By the end of the 1990’s Arco’s oil and gas investment and operation focus moved away from California. After divesting their ARCO Western Energy assets, they put THUMS up for sale. In April 2000, THUMS was sold to Occidental Petroleum (Oxy). The acquisition of THUMS fit nicely with Oxy’s California and domestic oil and gas strategy.
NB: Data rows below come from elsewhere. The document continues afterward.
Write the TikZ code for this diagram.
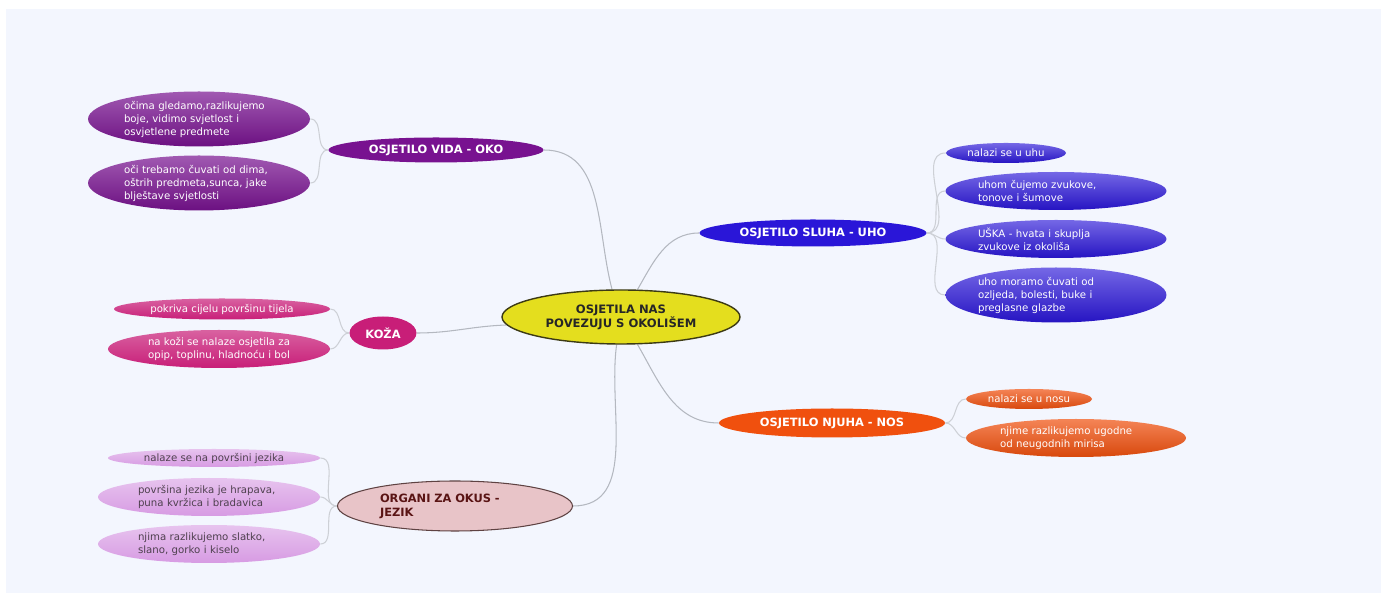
\documentclass[tikz,border=0pt]{standalone}
\usepackage{fontspec}
\setmainfont{DejaVu Sans}
\usetikzlibrary{shapes.geometric, backgrounds}
\definecolor{bgblue}{HTML}{F3F6FE}
\definecolor{linkgray}{HTML}{B4B8C0}
\definecolor{leafgray}{HTML}{CDD0D6}
\definecolor{yellowroot}{HTML}{E4DE1E}
\definecolor{rootline}{HTML}{3C3A14}
\definecolor{purple}{HTML}{781290}
\definecolor{magenta}{HTML}{C81E78}
\definecolor{rose}{HTML}{E8C4C8}
\definecolor{roseline}{HTML}{5E4242}
\definecolor{rosetext}{HTML}{5A1414}
\definecolor{lilac}{HTML}{D79BE3}
\definecolor{lilactext}{HTML}{4E404E}
\definecolor{blue}{HTML}{2A16D8}
\definecolor{orange}{HTML}{F0500E}
\newcommand\leaffont{\fontsize{5.8}{7.4}\selectfont}
\newcommand\branchfont{\fontsize{6.5}{8}\selectfont\bfseries}
\tikzset{
  link/.style={draw=linkgray, line width=0.6pt},
  leaflink/.style={draw=leafgray, line width=0.6pt},
  bubble/.style={ellipse, inner sep=0pt},
  branch/.style={bubble, font=\branchfont, text=white},
  leaf/.style={bubble, font=\leaffont, text=white, align=left},
  purpleleaf/.style={leaf, top color=purple!70!white, bottom color=purple!90!black},
  magentaleaf/.style={leaf, align=center, top color=magenta!70!white, bottom color=magenta},
  lilacleaf/.style={leaf, text=lilactext, top color=lilac!60!white, bottom color=lilac},
  blueleaf/.style={leaf, top color=blue!65!white, bottom color=blue!90!black},
  orangeleaf/.style={leaf, top color=orange!70!white, bottom color=orange!90!black},
}
\begin{document}
\begin{tikzpicture}[x=0.02cm, y=0.02cm]
  \useasboundingbox (0,0) rectangle (1381,597);
  \begin{pgfonlayer}{background}
    \fill[bgblue] (6,4) rectangle (1381,588);
  \end{pgfonlayer}

  % centre
  \node[bubble, fill=yellowroot, draw=rootline, line width=0.8pt, font=\fontsize{6.6}{8}\selectfont\bfseries,
    text=black!85, align=center, minimum width=4.76cm, minimum height=1.08cm] (root) at (621,280)
    {OSJETILA NAS\\POVEZUJU S OKOLIŠEM};

  % vid
  \node[branch, fill=purple, minimum width=4.3cm, minimum height=0.5cm] (vida) at (436,447) {OSJETILO VIDA - OKO};
  \node[purpleleaf, text width=3cm, minimum width=4.44cm, minimum height=1.1cm] (vida1) at (199,478)
    {očima gledamo,razlikujemo\\boje, vidimo svjetlost i\\osvjetlene predmete};
  \node[purpleleaf, text width=3cm, minimum width=4.44cm, minimum height=1.1cm] (vida2) at (199,414)
    {oči trebamo čuvati od dima,\\oštrih predmeta,sunca, jake\\blještave svjetlosti};

  % koza
  \node[branch, fill=magenta, minimum width=1.34cm, minimum height=0.66cm] (koza) at (383,264) {KOŽA};
  \node[magentaleaf, minimum width=4.32cm, minimum height=0.42cm] (koza1) at (222,288)
    {pokriva cijelu površinu tijela};
  \node[magentaleaf, minimum width=4.44cm, minimum height=0.76cm] (koza2) at (219,248)
    {na koži se nalaze osjetila za\\opip, toplinu, hladnoću i bol};

  % okus
  \node[branch, fill=rose, draw=roseline, line width=0.6pt, text=rosetext, align=left, text width=3cm,
    minimum width=4.7cm, minimum height=1cm] (okus) at (455,91) {ORGANI ZA OKUS -\\JEZIK};
  \node[lilacleaf, align=center, minimum width=4.24cm, minimum height=0.36cm] (okus1) at (214,139)
    {nalaze se na površini jezika};
  \node[lilacleaf, text width=2.84cm, minimum width=4.44cm, minimum height=0.76cm] (okus2) at (209,100)
    {površina jezika je hrapava,\\puna kvržica i bradavica};
  \node[lilacleaf, text width=2.84cm, minimum width=4.44cm, minimum height=0.76cm] (okus3) at (209,53)
    {njima razlikujemo slatko,\\slano, gorko i kiselo};

  % sluh
  \node[branch, fill=blue, minimum width=4.54cm, minimum height=0.54cm] (sluh) at (813,364) {OSJETILO SLUHA - UHO};
  \node[blueleaf, align=center, minimum width=2.4cm, minimum height=0.4cm] (sluh1) at (1006,444)
    {nalazi se u uhu};
  \node[blueleaf, text width=3.12cm, minimum width=4.42cm, minimum height=0.76cm] (sluh2) at (1056,406)
    {uhom čujemo zvukove,\\tonove i šumove};
  \node[blueleaf, text width=3.12cm, minimum width=4.42cm, minimum height=0.76cm] (sluh3) at (1056,358)
    {UŠKA - hvata i skuplja\\zvukove iz okoliša};
  \node[blueleaf, text width=3.12cm, minimum width=4.42cm, minimum height=1.1cm] (sluh4) at (1056,302)
    {uho moramo čuvati od\\ozljeda, bolesti, buke i\\preglasne glazbe};

  % njuh
  \node[branch, fill=orange, minimum width=4.52cm, minimum height=0.58cm] (njuh) at (832,174) {OSJETILO NJUHA - NOS};
  \node[orangeleaf, align=center, minimum width=2.52cm, minimum height=0.4cm] (njuh1) at (1029,198)
    {nalazi se u nosu};
  \node[orangeleaf, text width=3.04cm, minimum width=4.4cm, minimum height=0.76cm] (njuh2) at (1076,159)
    {njime razlikujemo ugodne\\od neugodnih mirisa};

  \begin{pgfonlayer}{background}
    \draw[link] (vida.east) to[out=0, in=105] (root.108);
    \draw[link] (sluh.west) to[out=180, in=60] (root.59);
    \draw[link] (koza.east) to[out=0, in=182] (root.184);
    \draw[link] (okus.east) to[out=0, in=262] (root.261);
    \draw[link] (njuh.west) to[out=180, in=300] (root.301);
    \foreach \from/\to in {vida/vida1, vida/vida2, koza/koza1, koza/koza2, okus/okus1, okus/okus2, okus/okus3}
      \draw[leaflink] (\from.west) to[out=180, in=0] (\to.east);
    \foreach \from/\to in {sluh/sluh1, sluh/sluh2, sluh/sluh3, sluh/sluh4, njuh/njuh1, njuh/njuh2}
      \draw[leaflink] (\from.east) to[out=0, in=180] (\to.west);
  \end{pgfonlayer}
\end{tikzpicture}
\end{document}
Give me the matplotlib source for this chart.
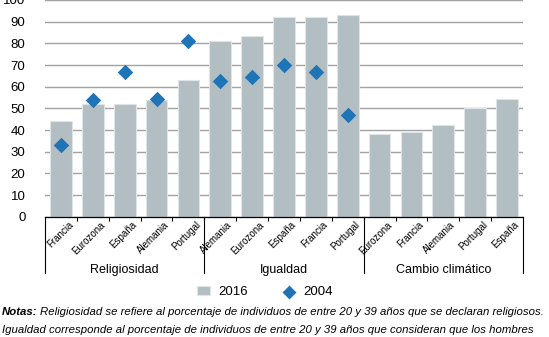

THUMS continues today to produce a large volume of oil from the Long Beach Unit of the Wilmington Field, now nearly 900 million barrels in total.  This unprecedented long term success of the Long Beach Unit is made possible because of the dedicated and persistent efforts of the employees, suppliers, contractors as well as many other contributors who have, from the mid sixties right up to today, contributed so much to the success of this alliance between the city, the state and industry.  In 2004 numbers the average annual volume of oil produced was 11.7 million barrels.  The annual volume of gas produced was 3.2 billion cubic feet.  The average oil price was $33.00/Bbl.  The average gas price was $5.63/MCF.  The annual operating revenues were $370 Million.  The annual operating net income was $175 Million.  The total amount paid to unit participants (to date) is $5.2 Billion.